[START Data excerpt]
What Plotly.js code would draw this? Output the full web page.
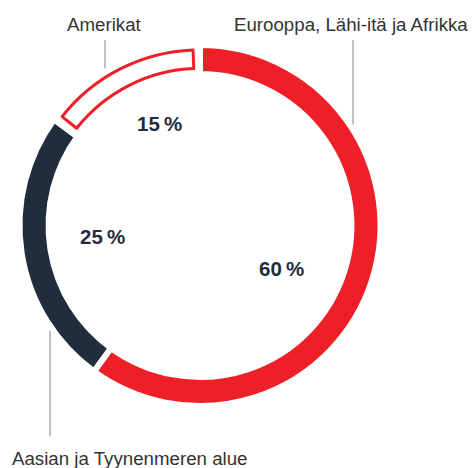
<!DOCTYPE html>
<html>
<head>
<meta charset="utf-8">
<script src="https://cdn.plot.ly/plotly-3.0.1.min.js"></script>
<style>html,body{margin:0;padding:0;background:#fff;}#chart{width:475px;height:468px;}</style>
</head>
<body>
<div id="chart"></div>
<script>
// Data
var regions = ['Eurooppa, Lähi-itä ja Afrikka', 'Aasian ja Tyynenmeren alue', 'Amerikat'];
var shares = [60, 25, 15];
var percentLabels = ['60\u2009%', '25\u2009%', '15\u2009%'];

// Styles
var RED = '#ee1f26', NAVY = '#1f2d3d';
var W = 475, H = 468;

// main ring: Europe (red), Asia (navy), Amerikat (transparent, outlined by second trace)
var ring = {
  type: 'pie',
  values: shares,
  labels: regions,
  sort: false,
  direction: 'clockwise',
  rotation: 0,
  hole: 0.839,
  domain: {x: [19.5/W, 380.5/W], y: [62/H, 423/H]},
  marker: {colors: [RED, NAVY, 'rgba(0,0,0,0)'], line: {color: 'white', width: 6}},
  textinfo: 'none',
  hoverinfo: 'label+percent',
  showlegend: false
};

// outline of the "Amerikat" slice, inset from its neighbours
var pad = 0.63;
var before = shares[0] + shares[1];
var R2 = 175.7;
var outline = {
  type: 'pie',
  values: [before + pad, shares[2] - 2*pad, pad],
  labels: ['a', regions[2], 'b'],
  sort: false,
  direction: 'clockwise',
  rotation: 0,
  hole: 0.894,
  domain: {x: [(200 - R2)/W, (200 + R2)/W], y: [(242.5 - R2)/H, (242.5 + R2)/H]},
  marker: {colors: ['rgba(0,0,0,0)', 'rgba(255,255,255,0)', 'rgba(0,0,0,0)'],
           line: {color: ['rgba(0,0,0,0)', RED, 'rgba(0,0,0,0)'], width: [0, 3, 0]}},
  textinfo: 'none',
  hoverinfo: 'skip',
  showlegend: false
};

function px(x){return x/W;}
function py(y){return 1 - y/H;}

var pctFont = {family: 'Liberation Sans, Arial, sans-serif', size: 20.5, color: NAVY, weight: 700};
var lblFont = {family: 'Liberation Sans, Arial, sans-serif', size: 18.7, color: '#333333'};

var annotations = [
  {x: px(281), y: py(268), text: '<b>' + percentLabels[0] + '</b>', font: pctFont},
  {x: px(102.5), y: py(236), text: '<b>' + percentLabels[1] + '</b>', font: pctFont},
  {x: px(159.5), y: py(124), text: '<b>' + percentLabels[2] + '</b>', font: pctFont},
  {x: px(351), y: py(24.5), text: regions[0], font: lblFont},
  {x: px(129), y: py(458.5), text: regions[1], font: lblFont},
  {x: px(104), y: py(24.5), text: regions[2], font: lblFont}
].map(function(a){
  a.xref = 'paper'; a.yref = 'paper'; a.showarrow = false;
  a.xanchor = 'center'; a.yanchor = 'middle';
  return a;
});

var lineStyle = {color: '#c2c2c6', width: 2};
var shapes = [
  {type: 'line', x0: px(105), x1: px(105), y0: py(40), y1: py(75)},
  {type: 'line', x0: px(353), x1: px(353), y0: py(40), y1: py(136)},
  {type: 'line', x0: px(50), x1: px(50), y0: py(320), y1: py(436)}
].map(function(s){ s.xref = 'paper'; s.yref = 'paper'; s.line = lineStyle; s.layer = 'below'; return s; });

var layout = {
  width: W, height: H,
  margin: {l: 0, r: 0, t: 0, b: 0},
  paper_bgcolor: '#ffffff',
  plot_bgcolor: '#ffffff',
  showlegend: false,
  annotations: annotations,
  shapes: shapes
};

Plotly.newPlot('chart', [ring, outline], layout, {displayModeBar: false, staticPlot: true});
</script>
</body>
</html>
[END Data excerpt]
Challenge -> Give again exactly the lines running from the beginning of the material above through the line that contains "var W = 475, H = 468;", and leave out every picture.

Result for this exercise ->
What Plotly.js code would draw this? Output the full web page.
<!DOCTYPE html>
<html>
<head>
<meta charset="utf-8">
<script src="https://cdn.plot.ly/plotly-3.0.1.min.js"></script>
<style>html,body{margin:0;padding:0;background:#fff;}#chart{width:475px;height:468px;}</style>
</head>
<body>
<div id="chart"></div>
<script>
// Data
var regions = ['Eurooppa, Lähi-itä ja Afrikka', 'Aasian ja Tyynenmeren alue', 'Amerikat'];
var shares = [60, 25, 15];
var percentLabels = ['60\u2009%', '25\u2009%', '15\u2009%'];

// Styles
var RED = '#ee1f26', NAVY = '#1f2d3d';
var W = 475, H = 468;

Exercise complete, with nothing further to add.